NASHVILLE—It wasn't so long ago that college baseball was forced to significantly overhaul its rules about transfers, scholarships and roster sizes in reaction to its lagging performance in academic measures. Many coaches griped that the changes went too far, but in the face of intense NCAA pressure, college baseball's power brokers had no choice but to enact change.
Now the sport is sitting pretty. Thanks in large part to the aforementioned emergency legislation, baseball's Academic Progress Rate has jumped from 933 in 2003-04 to 960 in '08-09—the largest improvement of any sport. The College World Series, which lost $227,000 as recently as 1998, netted a $4.3 million profit in 2010. The city of Omaha built a sparkling $127 million stadium to house the CWS, and it will open as scheduled in 2011.
And yet the Division I Baseball Committee informed the gathered coaches at this weekend's American Baseball Coaches Association convention that it is considering major changes to the NCAA tournament structure. This time, however, the sport's leaders are operating from a position of strength, rather than being forced to react to external pressures. The committee is doing its due diligence, but the postseason will not be radically altered unless there is sweeping support from coaches. And even if a change is made, it won't come into effect until at least 2013.
"The good thing is we're working from a very positive, very popular, everything's-going-in-the-right-direction base," said Dennis Poppe, the NCAA's vice president for baseball and football. "I think the committee should be commended for looking at, what can we do better? Most people are happy to maintain. If nothing else it gives us a lot of healthy discussion."

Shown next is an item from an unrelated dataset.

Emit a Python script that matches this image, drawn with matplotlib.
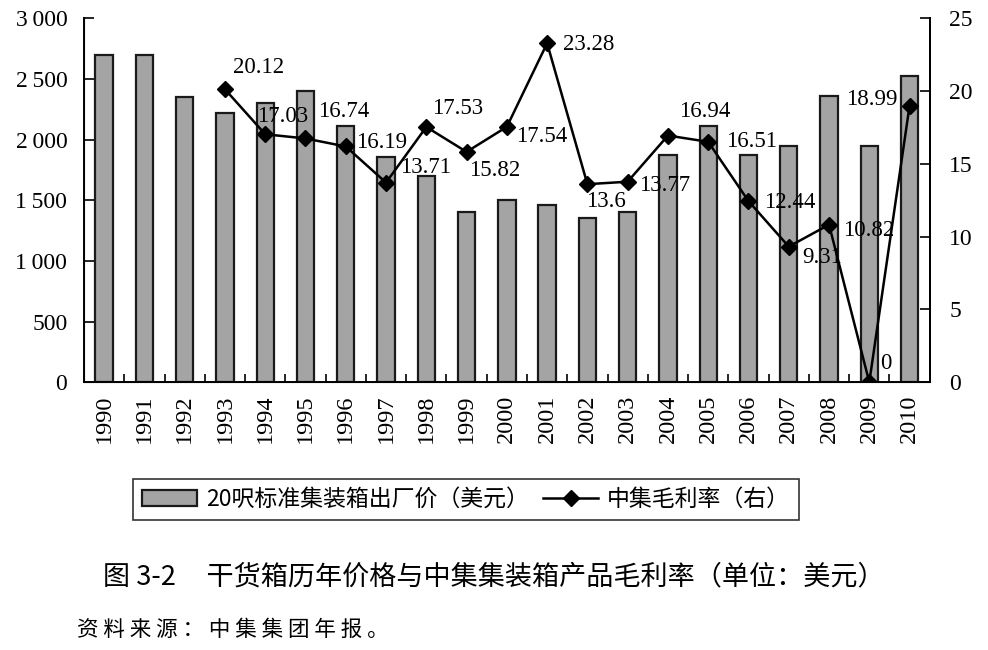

Not that everyone is in favor of maintaining the status quo. There is plenty of support for a revamped postseason format, most notably from Minnesota coach John Anderson, the lone coach who sits on the D-I Baseball Committee.
In a presentation for coaches at Thursday's Division I business meeting, committee chairman Tim Weiser laid out two possible models for a new tournament structure. One proposal features best-of-three series between two teams at 32 sites in the first round, with the winners advancing to eight regionals composed of four teams apiece (like the current regionals). Those winners would then advance to Omaha. Weiser and Anderson both said they were not enamored with that proposal.
Anderson and other cold-weather coaches favor the second option, which would split the NCAA tournament into three rounds of best-of-three series leading up to the CWS. That format would give 32 teams chances to host during the first round (as opposed to the 16 teams that currently host regionals), so cold-weather teams that do not usually host would have a much better chance to do so.
"First and foremost, I think we play in a format similar to that the whole season, where all the conference series and most of the nonconference series are best-of-three," Anderson said. "When you look at the amount of aid we have—11.7 scholarships—I think it's unrealistic to go into an NCAA tournament and think you can have quality baseball coming out of the loser's bracket. Anytime we play on a national stage in front of TV audiences, I think we should try to put the best performance we can out there, and when we play ugly games because the pitching deteriorates in a regional, I don't think it does our game any good.
"I think you'll get 16 more teams a chance to host, I think the championship will be more profitable. I think you'll see some upsets—when you put your best pitching out there against another team's best pitching, anything can happen. You'll have one more week to promote the College World Series in Omaha, one more week of national media attention."
Weiser and Poppe both said if they were forced to choose right now, they would be inclined to stick with the current format. But both also said they were intrigued by the notion of playing three weekends of best-of-three series. The biggest challenge would be finding an extra week to add to the postseason. ESPN has made it clear it does not want to move the CWS further back into the summer, and the uniform start date in February has already been moved back a week so teams would have one less week to deal with the cold weather. Anderson said he thinks implementing an extra week in the NCAA tournament would be worth sacrificing conference tournaments or shortening the regular season from 56 to 52 or 50 games, but that's a controversial stance.
"The biggest hurdle with that one to me is not the finances, it's the additional week, and how do we deal with that?" Weiser said. "There are a number of conferences that have a lot of reasons to keep their conference tournaments, whether it's financial, TV. I think it's going to be hard politically to go back and say, 'Well, we wanted to move the season back, now we want to move it forward.'
"So if I were to handicap it, there would be more reason to continue to do what we're doing than to make that kind of a radical change, unless there was some movement on moving the season up a week. But I don't think there's anything wrong with us having a healthy discussion: Is what we're doing now the best that it can be, and if not then what is a better way to go about it?"